Changes ahead for Furnished Holiday Lets

In the recent Spring Budget announced in March 2024, the Chancellor revealed plans to abolish tax reliefs for Furnished Holiday Lettings (FHLs) starting from 5 April 2025.

Although the specific legislation hasn't been released yet and with a General Election not far away, here’s what we can expect:

  • Reducing Income Tax relief for finance costs - currently, finance costs are fully deductible with no restrictions. However, starting from 5 April 2025, these costs will only be claimable as a tax reducer at 20% of the costs, similar to buy-to-let mortgage interest relief. This change might push some taxpayers into higher or additional tax rate thresholds.

  • Removal of Business Asset Capital Gains Tax (CGT) rates - currently, selling these properties benefits from a reduced CGT rate of 10% on gains up to £1 million under the Business Asset Disposal Relief (BADR) rules. However, from 5 April 2025, FHLs are expected to no longer qualify for this relief, and gains will be taxed at the standard residential CGT rates—currently 24% or less if any or the gain falls in your basic rate tax band.

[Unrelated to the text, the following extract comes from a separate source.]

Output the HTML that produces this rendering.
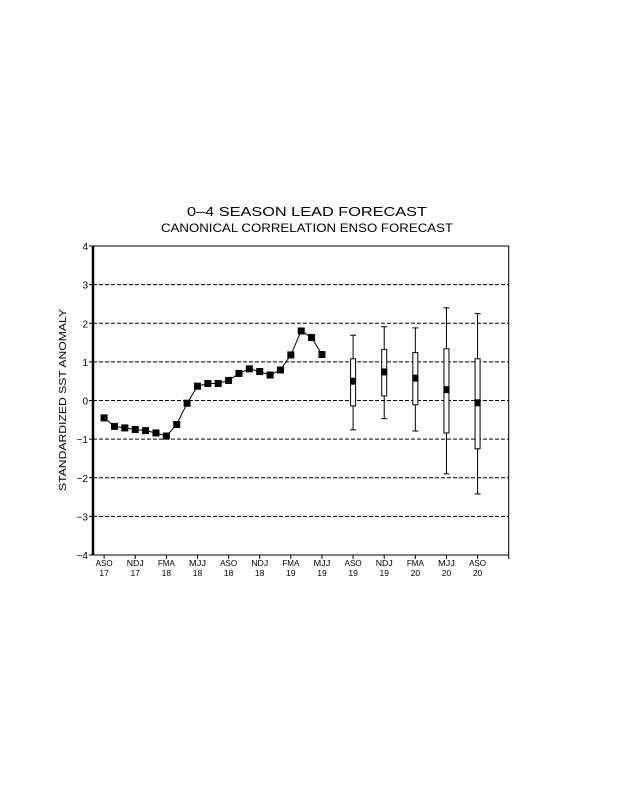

  • Withdrawal of further CGT Reliefs - At present, FHLs as business assets qualify for rollover and holdover reliefs. From 5 April 2025, these reliefs are expected to be withdrawn. This means gifting an FHL directly will trigger immediate CGT, unlike the current holdover provisions. Additionally, you won't be able to defer CGT by rolling over gains into a new FHL after this date

  • No Capital Allowances available - unfortunately, there will be no capital allowances on newly acquired business assets. However, you may be eligible for renewal relief on qualifying assets that are being replaced. Whilst we do not yet know the impact of this change, we fear it that any assets previously claimed for capital allowances will need to be revalued at market value as of 5 April 2025 which could trigger an immediate balancing charge, leading to additional tax payable! This is particularly relevant for landlords who have likely claimed 100% Annual Investment Allowance (AIA) on acquisition.

  • Loss Relief update - at the moment, losses from a FHL can be carried forward to offset future profits within the same FHL. We expect this to continue. Currently, non-FHL properties can offset their losses against profits from any other rental properties in the same tax year. We are hopeful that this option will also be extended to FHLs for losses incurred after 5 April 2025.